Playing for a California Team Hurts More

California already imposes the highest tax rate in the United States, with a 12.3% top marginal tax rate and additional 1% mental health and service tax on those earning over $1 million. Starting in 2024, California has removed the ceiling on the total earnings that it will impose it’s 1.1% state disability insurance tax on. In 2023, California required employerslocated in the state to impose a .9% tax on wages up to $153,164. This means the most an individual working for a California team, regardless of where they are a resident, would have paid was $1,378.48. Starting on January 1st, 2024, that same individual had to pay 1.1% on all of their wages. For an individual earning $1 million, this will cost them an additional $9,621.52.

The manner in which this tax is classified and imposed precludes any resident of California to take a tax credit for taxes paid to other states to offset the tax. Practically, California’s tax rates are already higher than any state so residents receive a full tax credit for taxes paid to other states.

Improving Tax Situations

In addition to being aware of the situations that will take more money out of an athletes’ paycheck, players and the team of their advisors should also take note of states that have provisions to lower their tax rates and provide players with more beneficial situations now and in the near future.
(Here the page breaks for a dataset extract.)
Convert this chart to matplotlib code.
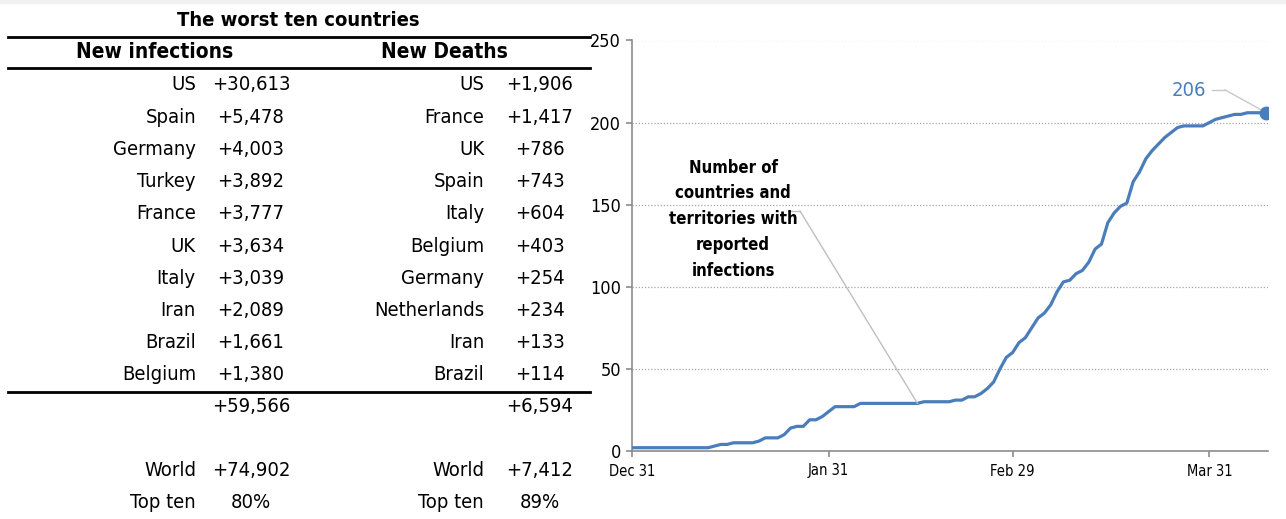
import matplotlib
matplotlib.use("Agg")
import matplotlib.pyplot as plt
from matplotlib.lines import Line2D
from matplotlib.patches import Rectangle
import pandas as pd

W, H = 1286, 519
FAM = 'DejaVu Sans'
ST = 'condensed'

# --- table data ---
inf_countries = ['US', 'Spain', 'Germany', 'Turkey', 'France', 'UK', 'Italy', 'Iran', 'Brazil', 'Belgium']
inf_values = ['+30,613', '+5,478', '+4,003', '+3,892', '+3,777', '+3,634', '+3,039', '+2,089', '+1,661', '+1,380']
death_countries = ['US', 'France', 'UK', 'Spain', 'Italy', 'Belgium', 'Germany', 'Netherlands', 'Iran', 'Brazil']
death_values = ['+1,906', '+1,417', '+786', '+743', '+604', '+403', '+254', '+234', '+133', '+114']
inf_total, death_total = '+59,566', '+6,594'
inf_world, death_world = '+74,902', '+7,412'
inf_share, death_share = '80%', '89%'

# --- chart data: countries and territories with reported infections, daily from Dec 31 ---
counts = [2, 2, 2, 2, 2, 2, 2, 2, 2, 2, 2, 2, 2, 3, 4, 4, 5, 5, 5, 5,
          6, 8, 8, 8, 10, 14, 15, 15, 19, 19, 21, 24, 27, 27, 27, 27, 29, 29, 29, 29,
          29, 29, 29, 29, 29, 29, 30, 30, 30, 30, 30, 31, 31, 33, 33, 35, 38, 42, 50, 57,
          60, 66, 69, 75, 81, 84, 89, 97, 103, 104, 108, 110, 115, 123, 126, 139, 145, 149, 151, 164,
          170, 178, 183, 187, 191, 194, 197, 198, 198, 198, 198, 200, 202, 203, 204, 205, 205, 206, 206, 206,
          206]
dates = pd.date_range('2019-12-31', periods=len(counts), freq='D')
tick_dates = pd.to_datetime(['2019-12-31', '2020-01-31', '2020-02-29', '2020-03-31'])
tick_labels = ['Dec 31', 'Jan 31', 'Feb 29', 'Mar 31']

blue = '#4a7ebb'
grey = '#8c8c8c'


def px(x, y):
    return x / W, 1 - y / H


def put(x, y, s, ha, **kw):
    kw.setdefault('fontsize', 14.5)
    fig.text(*px(x, y), s, ha=ha, va='center', family=FAM, fontstretch=ST, **kw)


fig = plt.figure(figsize=(W / 100, H / 100), dpi=100)
fig.patches.append(Rectangle((0, 1 - 3 / H), 1, 3 / H, transform=fig.transFigure,
                             color='#f0f0f0', zorder=0))

# table
put(298, 20, 'The worst ten countries', 'center', fontsize=14.5, fontweight='bold')
put(155, 52, 'New infections', 'center', fontsize=15, fontweight='bold')
put(444, 52, 'New Deaths', 'center', fontsize=15, fontweight='bold')
for yy in (37, 68, 392):
    fig.add_artist(Line2D([8 / W, 590 / W], [1 - yy / H] * 2, transform=fig.transFigure,
                          color='black', lw=2))

row_y = [85 + i * 32.2 for i in range(10)]
for i in range(10):
    put(196, row_y[i], inf_countries[i], 'right')
    put(251, row_y[i], inf_values[i], 'center')
    put(484, row_y[i], death_countries[i], 'right')
    put(540, row_y[i], death_values[i], 'center')

put(251, 407, inf_total, 'center')
put(540, 407, death_total, 'center')
for yy, a, b, c in [(471, 'World', inf_world, death_world), (503, 'Top ten', inf_share, death_share)]:
    put(196, yy, a, 'right')
    put(251, yy, b, 'center')
    put(484, yy, a, 'right')
    put(540, yy, c, 'center')

# chart
ax = fig.add_axes([632 / W, 1 - 451 / H, 636 / W, 410.5 / H])
ax.plot(dates, counts, color=blue, lw=2.3, solid_capstyle='butt', zorder=3)
ax.plot(dates[-1], counts[-1], 'o', color=blue, ms=9, zorder=4)

ax.set_ylim(0, 250)
ax.set_xlim(dates[0], dates[-1] + pd.Timedelta(hours=6))
ax.set_yticks([0, 50, 100, 150, 200, 250])
ax.set_xticks(tick_dates)
ax.set_xticklabels(tick_labels)
for v in [50, 100, 150, 200, 250]:
    ax.axhline(v, color='#a6a6a6', lw=0.9, ls=(0, (1, 1.5)), zorder=1)

for s in ('top', 'right'):
    ax.spines[s].set_visible(False)
for s in ('left', 'bottom'):
    ax.spines[s].set_color(grey)
    ax.spines[s].set_linewidth(1.2)
ax.tick_params(colors=grey, length=4, width=1.2, labelcolor='black')
ax.tick_params(axis='x', pad=5, labelsize=10.5)
ax.tick_params(axis='y', pad=4, labelsize=13)
for lab in ax.get_xticklabels() + ax.get_yticklabels():
    lab.set_family(FAM)
    lab.set_fontstretch(ST)

# annotations
ax.text(0.159, 0.585 + 0.127, 'Number of\ncountries and\nterritories with\nreported\ninfections',
        transform=ax.transAxes, ha='center', va='top', fontsize=12, fontweight='bold',
        family=FAM, fontstretch=ST, linespacing=1.55)
ax.add_line(Line2D([0.248, 0.264], [0.585, 0.585], transform=ax.transAxes, color='#bfbfbf', lw=1))
ax.annotate('', xy=(dates[45], counts[45]), xytext=(0.264, 0.585), textcoords='axes fraction',
            arrowprops=dict(arrowstyle='-', color='#bfbfbf', lw=1, shrinkA=0, shrinkB=0))

ax.text(0.876, 0.878, str(counts[-1]), transform=ax.transAxes, ha='center', va='center',
        fontsize=14.5, color=blue, family=FAM, fontstretch=ST)
ax.add_line(Line2D([0.912, 0.932], [0.880, 0.880], transform=ax.transAxes, color='#c8c8c8', lw=1))
ax.annotate('', xy=(dates[-1], counts[-1]), xytext=(0.932, 0.880), textcoords='axes fraction',
            arrowprops=dict(arrowstyle='-', color='#c8c8c8', lw=1, shrinkA=0, shrinkB=5))

fig.savefig('out.png', dpi=100)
Starting on January 1st, 2024, Colorado has lowered their income tax rate from 4.40% to 3.5%. Additionally, no municipalities impose income taxes. After Arizona, which no longer has an NHL team, Colorado provides the best tax situation to hockey and basketball (after those states with no income tax).

North Carolina

North Carolina has implemented a rate de-escalator that will see their income tax rate drop from 4.75% in 2023 to 4.5%, 4.25%, and reach 3.99% starting in 2026. With no municipality income taxes, North Carolina is positioning itself to be one of the better situations in the coming years.


Ohio’s state income tax has been lowered to 3.5%, but the state allows cities to also impose income taxes, unlike the previously discussed Colorado and North Carolina. When considering a 2.5% income tax rate in Columbus and Cleveland for a combined 6% rate, Ohio falls more into the middle than other states discussed.


Free agency provides athletes the opportunity to choose their employer. Each player’s priorities will be different. Not every athlete will be looking for the highest paycheck as some might prioritize team success or location of the team. However, every athlete should understand the financial implications of making these decisions so they can make the most informed choice.